Specifically on child benefit, the "trap" which George Osborne intended to set for Labour has largely been sprung by his own leader bringing the Conservatives' ludicrous marriage tax break back to the centre of debate in response to the row.

This discretionary proposal spends at least 55%+ of the costs of the child benefit change, and it will spend 75%-150% or more of the savings if it is amended to cover higher ratepayers too, as the Tory leader hinted this week. (If they really want to be that daft, Labour could already outflank them on deficit savings simply by opposing both the child benefit change and the marriage break. Some trap!).

Clearly, the marriage tax break £550 million+ must be highly affordable if this deficit hawk government can find the money. So Labour should say that it will reverse the tax break which will go to fewer than 1 in 5 families with children (and a large number of childless couples) and that its own pro-family agenda and instincts means that it would wish to spend any such spare resources in the public finances on children in a fairer way.
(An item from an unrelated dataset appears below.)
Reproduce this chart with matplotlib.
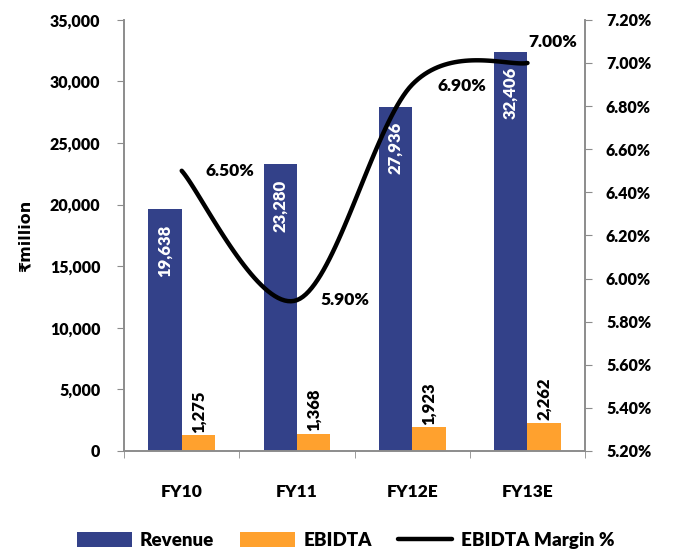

The Coalition will in any event have to explain why the marriage tax break money would not be better spent on the pupil premium, or on measures to end child poverty (like child tax credits), etc.

However, again, this opportunity does not automatically mean that Labour would be right to prioritise the reversal of the £1 billion child benefit changes. It is true that Labour's deficit reduction strategy will be based on smaller cuts than those of the Coalition, and a different balance of taxation and spending from the 23:77 split the Coalition (perhaps implausibly) seeks by the end of the Parliament. However, that does not avoid the need to identify the broad contours of a coherent deficit reduction strategy of its own. There will still be many other harder decisions over spending and taxation, even if this particular boomerang backfires on Cameron and Osborne.
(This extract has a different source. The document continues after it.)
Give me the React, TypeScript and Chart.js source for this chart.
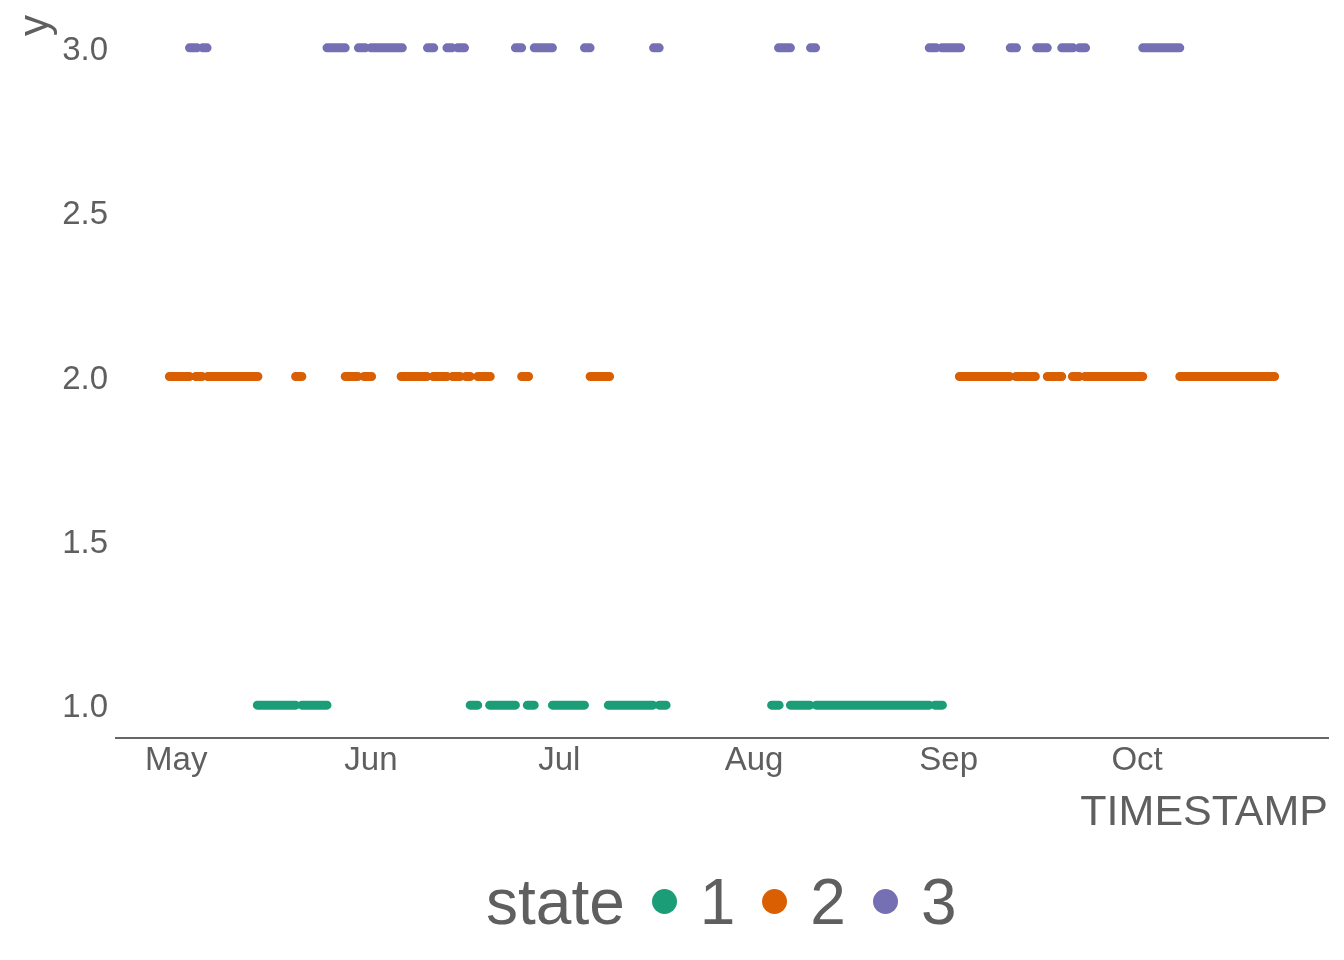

(iii) Defend the idea and structure of universal benefits, while finding other ways to make some savings on child benefit or from higher rate-payers.

The approach would be to find a different way to raise £1 billion from higher rate taxpayers, either from child benefit itself or more generally.

The banks: Whether the costs of deficit reduction should fall on families or those who got us into this mess is a good slogan and ralling cry. And Labour should certainly propose a tripling of the bank levy - from the 0.04% of bank profits of the Coalition scheme to the 0.15% proposed by President Obama in the United States. (This would be much closer to what the LibDems also wanted). However, there will be an opportunity cost to how to deploy these resources, and this argument can not become a single transferable tax increase to be used every time Labour wants to oppose a spending cut. The child benefit changes are probably not top of the list for these resources.

Progressive taxation: This could mean not only targetting higher earners with children to find these savings. That implies raising £1 billion in higher tax or national insurance contributions for those on the higher rate (which would therefore also be paid by those who would now keep child benefit). This would spread the burden of providing child benefit across all higher rate-payers (and debunk the government's claim that lower earners are unfairly contributing), while avoiding steep disincentives, and would involve the highest earners contributing more. This would be less popular with high-earning single adults and childless couples, but the fairness case would involve protecting child benefit as recognising the additional costs of children. The political question is whether the taboo on higher taxation is changed by the context of this effective tax raid on affluent families.

Taxing child benefit: A plausible option would be to keep child benefit universal, but tax it, based on the income of the highest-earner in the household. This proposal has been made by ippr, who proposed taxing child benefit last December. (See Lawton and Stanley's welfare spending chapter, pages 22-26 of this pamphlet on deficit options; full text available online).

ippr argues that taxing Child Benefit is preferable to introducing a means-test because it would raise the same amount of money - £1 billion - but would keep middle class families in the welfare system. ippr's deputy director Kate Stanley said this week:

George Osborne's proposals go further than even Mrs Thatcher dared to go.The welfare state will only survive if it has the support of the middle classes and Child Benefit is their key payback. If you take away a thousand pounds from families with one child the moment one of the parents earns around £44,000 a year it is a very big step and could seriously undermine the welfare system. But that is not to say that better off families should receive the same level of child benefit as poorer families - which is where taxing the benefit comes in. It is a more graduated and progressive process and avoids the cliff edge that Osborne's proposals will bring in."

Those losing all of their child benefit would now lose 40p in the pound instead. The ippr proposal would mean a one-child family paying higher rate tax would lose £416 a year in the value of their Child Benefit, rather than having the benefit removed altogether. This is a compromise proposal which might well appeal to Conservative and Liberal Democrat opinion too as an alternative to the Osborne plan.

However, if child benefit were simply taxed across the board, basic rate taxpayers lose 20p in their child benefit (from £20 to £16 a week for the first child), though even this proposal would have a tapering effect avoid the very sharp tapers and disincentives to work of the government's scheme.

It should also be possible to avoid this consequence for less affluent child benefit recipients. Since it is taxing child benefit, Labour could also afford to increase its value, seeking to have a broadly neutral effect on basic rate-payers, also increasing the amount paid by higher rate payers (who would lose a little more because of the 'increase', but still keep more than half of what is being lost).

ippr last year modelled a range of proposals in proposing a reform package in a slightly different context: this included increasing child benefit to £22 for all children, taxing it on the earnings of the highest earner, and removing it from 16 and 17 year olds in households above average earnings, funding the changes through proposals about tax credits.

So Labour could look at these and other detailed options for reforming child benefit and tax credits, as an alternative to the crude Tory cut-off point, and the opposition would again be well placed to reallocate the £550-£750+ million of the Tory marriage tax break to help finance the transition.